La rapidité surprenante des autorités turques

Comme lors des deux attentats à Istanbul cette année, les autorités turques présentent les « coupables » du putsch du week-end à une vitesse surprenante – stimulant ainsi les théories du complot.

Le calme semble être revenu à Istanbul. Mais cette impression peut être trompeuse... Foto: Dave Proffer / Wikimedia Commons / CC-BY 2.0

(KL) – Le bilan de la tentative du putsch en Turquie est lourd. 265 personnes ont été tuées, environ 1440 blessées. Et le président turc Recep Tayyip Erdogan n’a trouvé mieux que de déclarer que « ce putsch est un cadeau de dieu », comprendre – « je peux maintenant faire taire tous ceux qui ont osé me critiquer ». L’avenir proche montrera s’il s’agit vraiment d’une victoire de la démocratie ou au contraire, si ce putsch avorté ne constitue pas le succès d’une dictature présidentielle qui supprimera toute opposition et qui cimentera un état islamo-conservateur.
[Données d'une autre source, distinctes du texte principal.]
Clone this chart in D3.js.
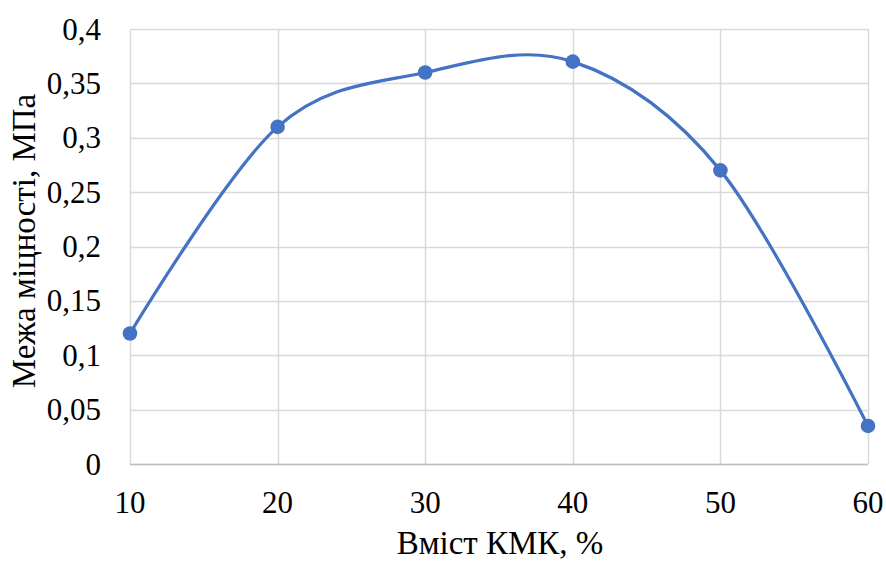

Mais le plus surprenant dans tout cela est la rapidité avec laquelle les autorités turques peuvent réagir. Après l’attentat suicide du mois de janvier 2016, les autorités turques présentaient déjà quelques heures plus tard un prétendu coupable, un Syrien né en Arabie Saoudite et l’affaire était classée. Après l’attentat sur l’aéroport d’Istanbul au mois de juin, les autorités présentaient aussi rapidement les coupables – un Russe, un Ouzbek et un ressortissant kirghiz, tous trois prétendument liés à Daesh qui lui et contrairement à ses habitudes, n’a jamais revendiqué ces deux attentats.

Là où les autorités belges et françaises mènent des enquêtes soigneuses et approfondies pendant des mois pour établir la vérité concernant les attentats de Bruxelles et Paris, les autorités turques sont tellement rapides qu’on a du mal à croire qu’ils aient véritablement mené une enquête. Après le putsch du week-end, en l’espace de quelques heures, 2839 militaires ont été arrêtés et environ 3000 juges ont été déchus de leurs postes, certains ont été arrêtés. Dimanche, déjà 6000 personnes au total se trouvaient en état d’arrestation et le gouvernement turc déclarait qu’il en « chassait » d’autres. Est-ce que le gouvernement d’Erdogan disposait de listes préparées pour de telles éventualités ? Est-ce que le gouvernement était au courant de ce qui allait se passer ? Est-ce possible qu’un tel putsch puisse se préparer à l’insu d’un service secret omniprésent en Turquie ? Comment connaître en l’espace de quelques heures de milliers et milliers de personnes soi-disant liés à ce putsch ?

Dans de tels cas, on est en droit de se poser la question « qui bono ? », à qui profite le crime ? Et lorsque Recep Tayyip Erdogan donne lui-même la réponse en déclarant que « ce putsch est un cadeau de dieu », il ne fait que nourrir les théories du complot, le soupçon d’un coup monté. La « purification » de l’armée et de la justice et la suppression de toute opposition sont en cours en Turquie et Erdogan organise la Turquie selon sa volonté, en mettant à pas la presse, la justice et l’armée. Est-ce qu’on peut vraiment célébrer l’instauration d’un état islamo-totalitaire comme la « victoire de la démocratie » ?

Erdogan aura du mal à convaincre le monde qu’il ne soit pas impliqué, d’une façon comme d’une autre, dans les événements du week-end. Et très certainement, il ne se donnera pas la peine de présenter les résultats d’une enquête. Le doute continuera à planer sur ce qui s’est passé ce week-end en Turquie.